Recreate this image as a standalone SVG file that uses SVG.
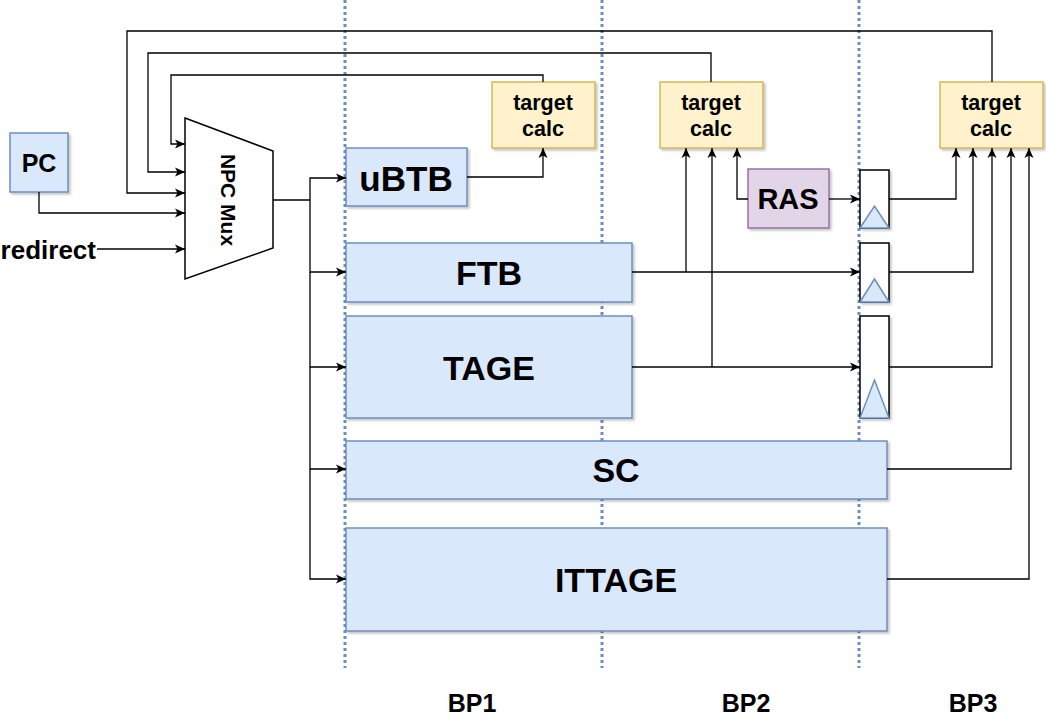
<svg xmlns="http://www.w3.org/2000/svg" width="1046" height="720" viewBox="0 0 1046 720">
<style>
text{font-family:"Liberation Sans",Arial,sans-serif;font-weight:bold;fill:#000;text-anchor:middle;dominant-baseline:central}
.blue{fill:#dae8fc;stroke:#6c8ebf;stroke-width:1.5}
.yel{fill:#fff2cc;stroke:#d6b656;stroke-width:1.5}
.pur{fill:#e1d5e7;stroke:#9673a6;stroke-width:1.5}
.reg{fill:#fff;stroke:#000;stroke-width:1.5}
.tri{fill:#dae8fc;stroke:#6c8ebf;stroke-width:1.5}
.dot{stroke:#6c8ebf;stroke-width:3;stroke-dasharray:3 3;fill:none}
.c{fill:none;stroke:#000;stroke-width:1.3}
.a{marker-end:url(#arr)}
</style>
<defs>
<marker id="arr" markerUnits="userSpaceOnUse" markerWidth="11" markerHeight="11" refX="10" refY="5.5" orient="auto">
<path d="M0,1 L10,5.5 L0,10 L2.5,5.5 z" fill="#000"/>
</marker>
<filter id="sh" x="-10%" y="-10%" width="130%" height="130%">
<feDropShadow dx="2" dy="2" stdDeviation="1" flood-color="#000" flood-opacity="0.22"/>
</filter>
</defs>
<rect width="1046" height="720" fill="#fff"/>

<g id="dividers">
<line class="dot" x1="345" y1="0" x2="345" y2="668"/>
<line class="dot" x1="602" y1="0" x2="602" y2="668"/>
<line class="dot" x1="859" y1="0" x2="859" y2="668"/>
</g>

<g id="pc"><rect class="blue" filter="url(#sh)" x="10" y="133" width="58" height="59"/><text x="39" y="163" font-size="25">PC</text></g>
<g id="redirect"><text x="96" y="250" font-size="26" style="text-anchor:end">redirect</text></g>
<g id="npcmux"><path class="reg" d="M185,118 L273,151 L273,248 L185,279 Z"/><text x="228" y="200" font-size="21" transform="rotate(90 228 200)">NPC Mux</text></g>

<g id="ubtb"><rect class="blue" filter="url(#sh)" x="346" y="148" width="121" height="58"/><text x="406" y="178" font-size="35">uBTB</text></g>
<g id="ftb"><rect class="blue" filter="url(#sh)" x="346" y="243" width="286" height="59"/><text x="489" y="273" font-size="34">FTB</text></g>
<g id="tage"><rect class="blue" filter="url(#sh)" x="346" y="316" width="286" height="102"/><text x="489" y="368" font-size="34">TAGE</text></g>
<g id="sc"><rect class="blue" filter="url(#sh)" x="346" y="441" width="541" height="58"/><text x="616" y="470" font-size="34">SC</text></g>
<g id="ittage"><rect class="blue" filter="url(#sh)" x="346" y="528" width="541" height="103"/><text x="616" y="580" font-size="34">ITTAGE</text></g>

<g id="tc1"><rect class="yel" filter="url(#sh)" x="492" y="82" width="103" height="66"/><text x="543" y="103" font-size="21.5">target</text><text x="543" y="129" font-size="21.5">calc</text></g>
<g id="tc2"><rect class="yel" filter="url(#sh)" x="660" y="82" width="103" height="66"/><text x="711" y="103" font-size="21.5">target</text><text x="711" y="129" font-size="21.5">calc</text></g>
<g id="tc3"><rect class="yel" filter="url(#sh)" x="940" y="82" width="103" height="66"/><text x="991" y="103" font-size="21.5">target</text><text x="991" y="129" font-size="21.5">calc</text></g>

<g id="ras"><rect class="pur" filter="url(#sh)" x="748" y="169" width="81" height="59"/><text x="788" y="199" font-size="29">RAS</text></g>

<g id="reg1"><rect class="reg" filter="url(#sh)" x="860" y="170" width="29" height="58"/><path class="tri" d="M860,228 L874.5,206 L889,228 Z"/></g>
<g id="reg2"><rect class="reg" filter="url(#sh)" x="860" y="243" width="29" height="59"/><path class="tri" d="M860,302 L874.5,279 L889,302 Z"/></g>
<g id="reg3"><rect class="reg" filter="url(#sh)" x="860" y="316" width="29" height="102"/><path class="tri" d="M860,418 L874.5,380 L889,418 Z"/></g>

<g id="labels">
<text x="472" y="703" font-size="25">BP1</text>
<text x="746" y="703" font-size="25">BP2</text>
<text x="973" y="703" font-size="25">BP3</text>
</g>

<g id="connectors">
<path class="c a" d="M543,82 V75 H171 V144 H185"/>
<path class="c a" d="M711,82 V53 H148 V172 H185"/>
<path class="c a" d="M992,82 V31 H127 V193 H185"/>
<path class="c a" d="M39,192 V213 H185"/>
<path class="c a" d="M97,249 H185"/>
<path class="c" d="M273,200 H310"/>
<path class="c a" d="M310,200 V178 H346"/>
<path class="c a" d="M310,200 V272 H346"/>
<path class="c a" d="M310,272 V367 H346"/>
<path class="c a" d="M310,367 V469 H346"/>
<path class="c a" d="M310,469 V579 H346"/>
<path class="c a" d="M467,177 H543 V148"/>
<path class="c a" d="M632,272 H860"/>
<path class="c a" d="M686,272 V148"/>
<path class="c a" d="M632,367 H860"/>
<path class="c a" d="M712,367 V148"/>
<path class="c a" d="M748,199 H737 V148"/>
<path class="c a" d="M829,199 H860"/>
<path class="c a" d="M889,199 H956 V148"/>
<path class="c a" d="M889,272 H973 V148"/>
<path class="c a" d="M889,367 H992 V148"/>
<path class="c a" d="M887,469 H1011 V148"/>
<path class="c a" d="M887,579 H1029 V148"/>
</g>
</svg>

WHAT YOU HAVE TO DO »
Go from the first line of the listing to the line holding "L273,151 L273,248 L185,279" and, please, transcribe those lines exactly, both included, with no pictures.

FINISHED TASK »
Recreate this image as a standalone SVG file that uses SVG.
<svg xmlns="http://www.w3.org/2000/svg" width="1046" height="720" viewBox="0 0 1046 720">
<style>
text{font-family:"Liberation Sans",Arial,sans-serif;font-weight:bold;fill:#000;text-anchor:middle;dominant-baseline:central}
.blue{fill:#dae8fc;stroke:#6c8ebf;stroke-width:1.5}
.yel{fill:#fff2cc;stroke:#d6b656;stroke-width:1.5}
.pur{fill:#e1d5e7;stroke:#9673a6;stroke-width:1.5}
.reg{fill:#fff;stroke:#000;stroke-width:1.5}
.tri{fill:#dae8fc;stroke:#6c8ebf;stroke-width:1.5}
.dot{stroke:#6c8ebf;stroke-width:3;stroke-dasharray:3 3;fill:none}
.c{fill:none;stroke:#000;stroke-width:1.3}
.a{marker-end:url(#arr)}
</style>
<defs>
<marker id="arr" markerUnits="userSpaceOnUse" markerWidth="11" markerHeight="11" refX="10" refY="5.5" orient="auto">
<path d="M0,1 L10,5.5 L0,10 L2.5,5.5 z" fill="#000"/>
</marker>
<filter id="sh" x="-10%" y="-10%" width="130%" height="130%">
<feDropShadow dx="2" dy="2" stdDeviation="1" flood-color="#000" flood-opacity="0.22"/>
</filter>
</defs>
<rect width="1046" height="720" fill="#fff"/>

<g id="dividers">
<line class="dot" x1="345" y1="0" x2="345" y2="668"/>
<line class="dot" x1="602" y1="0" x2="602" y2="668"/>
<line class="dot" x1="859" y1="0" x2="859" y2="668"/>
</g>

<g id="pc"><rect class="blue" filter="url(#sh)" x="10" y="133" width="58" height="59"/><text x="39" y="163" font-size="25">PC</text></g>
<g id="redirect"><text x="96" y="250" font-size="26" style="text-anchor:end">redirect</text></g>
<g id="npcmux"><path class="reg" d="M185,118 L273,151 L273,248 L185,279 Z"/><text x="228" y="200" font-size="21" transform="rotate(90 228 200)">NPC Mux</text></g>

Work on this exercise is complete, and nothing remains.